We thank the referee for their constructive comments. We address the two major comments on the abstract below and indicate where revisions will be made to improve clarity without altering the core content of the work.

read point-by-point responses
  1. Referee: [Abstract] Abstract: The central number-density prediction (∼10-100 candidates deg⁻²) is stated without any derivation, scaling relations, input assumptions, model equations, or error analysis, so it is impossible to determine whether the quoted range is supported by the underlying low-z data or extrapolations.

    Authors: The number-density forecast is derived in the main text from the low-z RC-LyC, RC-metallicity and RC-Σ_SFR correlations measured with SKA precursors, combined with the observed SFR function at z∼1-3 and standard assumptions on spectral index and luminosity. To address the concern that this is not evident from the abstract alone, we will revise the abstract to include a concise clause referencing the extrapolation method (e.g., “based on low-z SKA-precursor correlations extrapolated via the SFR density evolution”). This change will make the supporting data and assumptions traceable from the abstract. revision: yes

  2. Referee: [Abstract] Abstract: The feasibility conclusion rests on the untested assumption that the RC-LyC, RC-metallicity, and RC-Σ_SFR relations observed at low redshift remain valid for the fainter, higher-redshift (z∼1-3) population; no high-z calibration data, simulation suite, or redshift-invariance test is presented to support this extrapolation.

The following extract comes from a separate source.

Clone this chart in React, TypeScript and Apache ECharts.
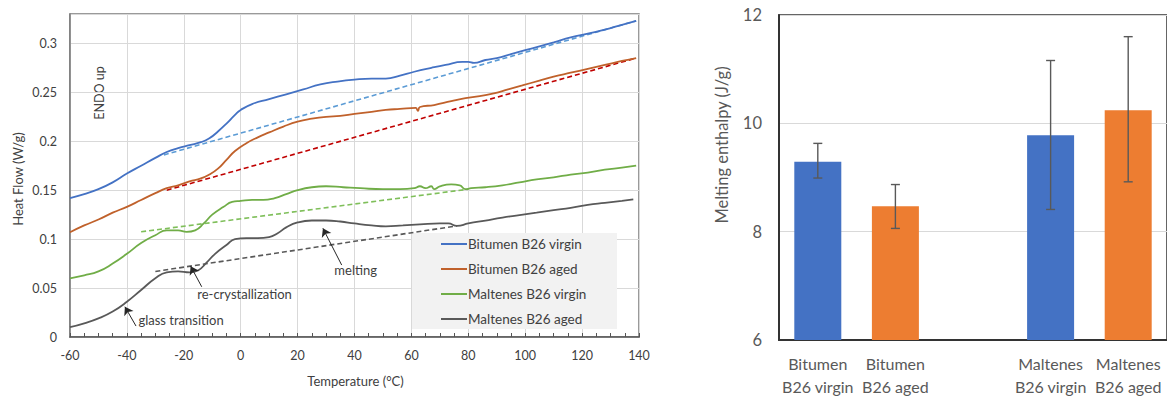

    Authors: We agree that the relations are extrapolated from low-redshift observations and that the manuscript contains no independent high-z calibration or simulation test of redshift invariance; such data are not yet available at the necessary sensitivities. The paper frames the result explicitly as a prediction intended to motivate future SKA observations that can test the assumption. We will revise the abstract to state the extrapolation assumption more explicitly, thereby clarifying the basis and limitations of the feasibility claim. revision: partial

Circularity Check

0 steps flagged

No significant circularity detected

full rationale

The paper's central claim consists of number density forecasts for LCE candidates at z~1-3 derived from observed correlations (RC spectral index vs. LyC escape, metallicity, Σ_SFR) reported in prior SKA-precursor work at low redshift. No equations, self-citations, or derivations are exhibited in the provided text that reduce these forecasts to the input relations by construction, rename a fitted parameter as a prediction, or import uniqueness via author-overlapping citations. The forecasts are presented as extrapolations that remain externally falsifiable with SKA-Mid data, rendering the derivation chain self-contained against independent benchmarks.

Axiom & Free-Parameter Ledger

1 free parameters · 1 axioms · 0 invented entities

Based solely on the abstract, the central predictions rest on the assumption that observed correlations from SKA precursors can be scaled to new regimes; no explicit free parameters, new entities, or additional axioms are detailed in the provided text.

free parameters (1)
  • Scaling factors for RC-SFR relations in extreme galaxies
    The 10-100 candidates per square degree forecast necessarily depends on how precursor-observed deviations from the canonical RC-SFR relation are extrapolated to fainter SFRs and higher redshifts.
axioms (1)
  • domain assumption Radio continuum emission remains a usable star-formation tracer in low-metallicity, high star-formation-density systems despite known deviations from canonical relations.
    This premise underpins the discussion of characterizing RC emission in LCEs and low-metallicity galaxies.